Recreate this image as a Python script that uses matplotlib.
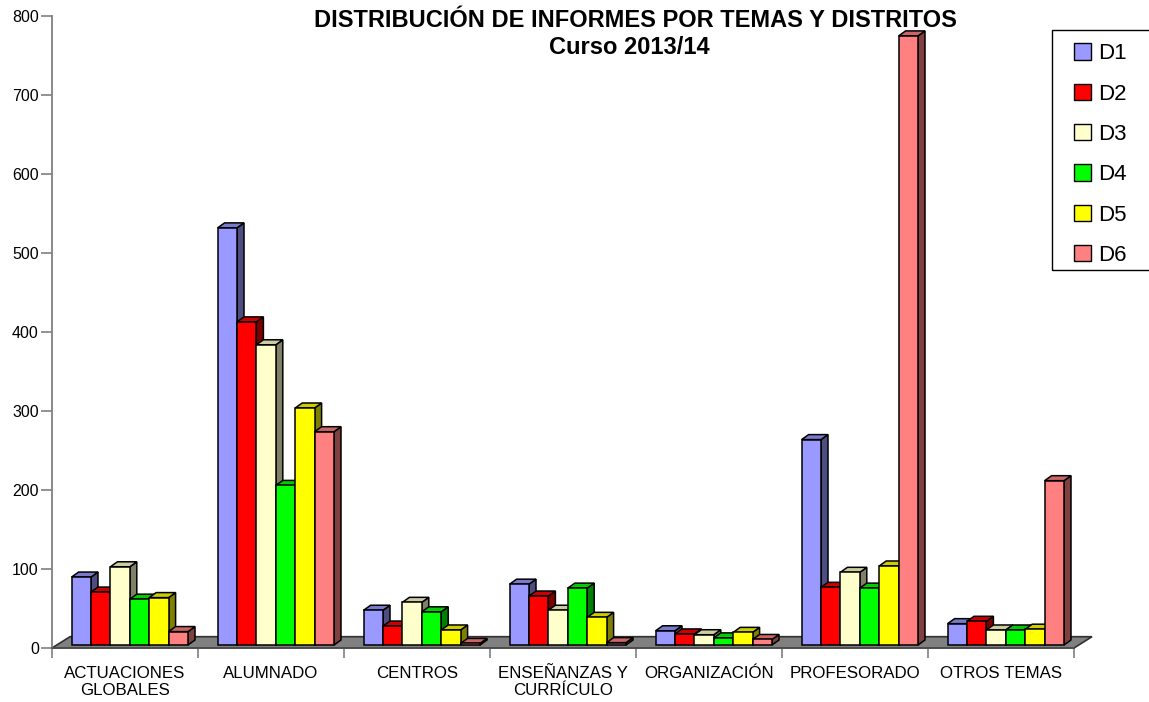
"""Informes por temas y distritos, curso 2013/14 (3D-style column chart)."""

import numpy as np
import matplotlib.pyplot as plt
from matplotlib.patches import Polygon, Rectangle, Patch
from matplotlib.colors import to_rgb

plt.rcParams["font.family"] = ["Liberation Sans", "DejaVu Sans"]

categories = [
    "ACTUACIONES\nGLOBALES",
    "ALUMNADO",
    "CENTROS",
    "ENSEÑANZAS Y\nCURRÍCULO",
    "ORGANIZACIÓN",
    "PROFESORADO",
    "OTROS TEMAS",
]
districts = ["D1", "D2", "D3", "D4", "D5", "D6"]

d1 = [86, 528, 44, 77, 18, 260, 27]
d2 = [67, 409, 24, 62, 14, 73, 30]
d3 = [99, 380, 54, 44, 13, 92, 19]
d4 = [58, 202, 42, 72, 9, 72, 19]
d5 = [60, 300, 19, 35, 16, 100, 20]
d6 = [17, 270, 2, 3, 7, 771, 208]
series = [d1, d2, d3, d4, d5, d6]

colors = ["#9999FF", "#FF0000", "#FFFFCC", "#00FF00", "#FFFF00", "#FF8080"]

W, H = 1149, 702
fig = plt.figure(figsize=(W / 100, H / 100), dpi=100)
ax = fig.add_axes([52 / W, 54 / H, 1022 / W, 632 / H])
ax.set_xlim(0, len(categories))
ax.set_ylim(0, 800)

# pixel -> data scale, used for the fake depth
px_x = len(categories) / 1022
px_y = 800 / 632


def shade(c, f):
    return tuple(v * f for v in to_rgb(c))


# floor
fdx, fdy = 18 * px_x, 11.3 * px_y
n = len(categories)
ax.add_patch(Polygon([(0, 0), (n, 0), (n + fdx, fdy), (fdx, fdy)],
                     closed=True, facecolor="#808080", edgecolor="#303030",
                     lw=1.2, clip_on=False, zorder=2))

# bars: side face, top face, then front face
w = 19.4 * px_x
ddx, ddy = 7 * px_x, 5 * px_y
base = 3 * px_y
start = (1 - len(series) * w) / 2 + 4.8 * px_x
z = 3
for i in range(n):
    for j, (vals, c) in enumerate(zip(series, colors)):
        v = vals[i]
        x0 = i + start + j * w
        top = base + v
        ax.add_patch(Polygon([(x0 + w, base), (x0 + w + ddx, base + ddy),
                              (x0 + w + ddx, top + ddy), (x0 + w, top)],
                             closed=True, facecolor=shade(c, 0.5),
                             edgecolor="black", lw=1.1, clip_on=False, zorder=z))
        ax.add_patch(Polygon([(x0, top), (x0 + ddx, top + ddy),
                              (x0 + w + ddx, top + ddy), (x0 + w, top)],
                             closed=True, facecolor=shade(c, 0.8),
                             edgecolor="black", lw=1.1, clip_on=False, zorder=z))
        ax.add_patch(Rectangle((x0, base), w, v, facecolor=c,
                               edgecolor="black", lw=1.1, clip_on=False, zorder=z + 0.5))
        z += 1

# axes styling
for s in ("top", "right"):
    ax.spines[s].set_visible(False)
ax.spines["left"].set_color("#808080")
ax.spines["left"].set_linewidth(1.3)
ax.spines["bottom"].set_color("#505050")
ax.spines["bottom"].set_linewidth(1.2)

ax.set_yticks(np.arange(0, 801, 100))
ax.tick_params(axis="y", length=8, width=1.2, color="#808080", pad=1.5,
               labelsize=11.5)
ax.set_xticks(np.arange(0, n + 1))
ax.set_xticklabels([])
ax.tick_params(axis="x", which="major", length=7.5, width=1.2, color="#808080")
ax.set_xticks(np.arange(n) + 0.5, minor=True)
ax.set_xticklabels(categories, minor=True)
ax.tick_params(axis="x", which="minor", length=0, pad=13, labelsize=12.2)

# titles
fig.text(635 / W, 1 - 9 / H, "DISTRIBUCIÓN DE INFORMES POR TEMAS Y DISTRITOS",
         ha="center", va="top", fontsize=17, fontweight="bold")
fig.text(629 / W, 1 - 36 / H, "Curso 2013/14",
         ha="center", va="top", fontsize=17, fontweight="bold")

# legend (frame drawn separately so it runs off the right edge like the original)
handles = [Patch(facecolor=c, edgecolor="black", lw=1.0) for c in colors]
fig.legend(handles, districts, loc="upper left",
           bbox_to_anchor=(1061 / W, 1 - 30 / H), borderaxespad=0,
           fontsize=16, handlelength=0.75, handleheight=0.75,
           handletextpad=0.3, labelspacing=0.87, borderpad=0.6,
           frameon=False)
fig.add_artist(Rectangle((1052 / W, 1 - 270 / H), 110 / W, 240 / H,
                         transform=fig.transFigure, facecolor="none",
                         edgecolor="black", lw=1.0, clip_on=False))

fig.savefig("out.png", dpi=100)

***

| What needs to be done |
Determine how many lines of the listing above include the word "matplotlib", and report that number only.

| Solution to the problem |
4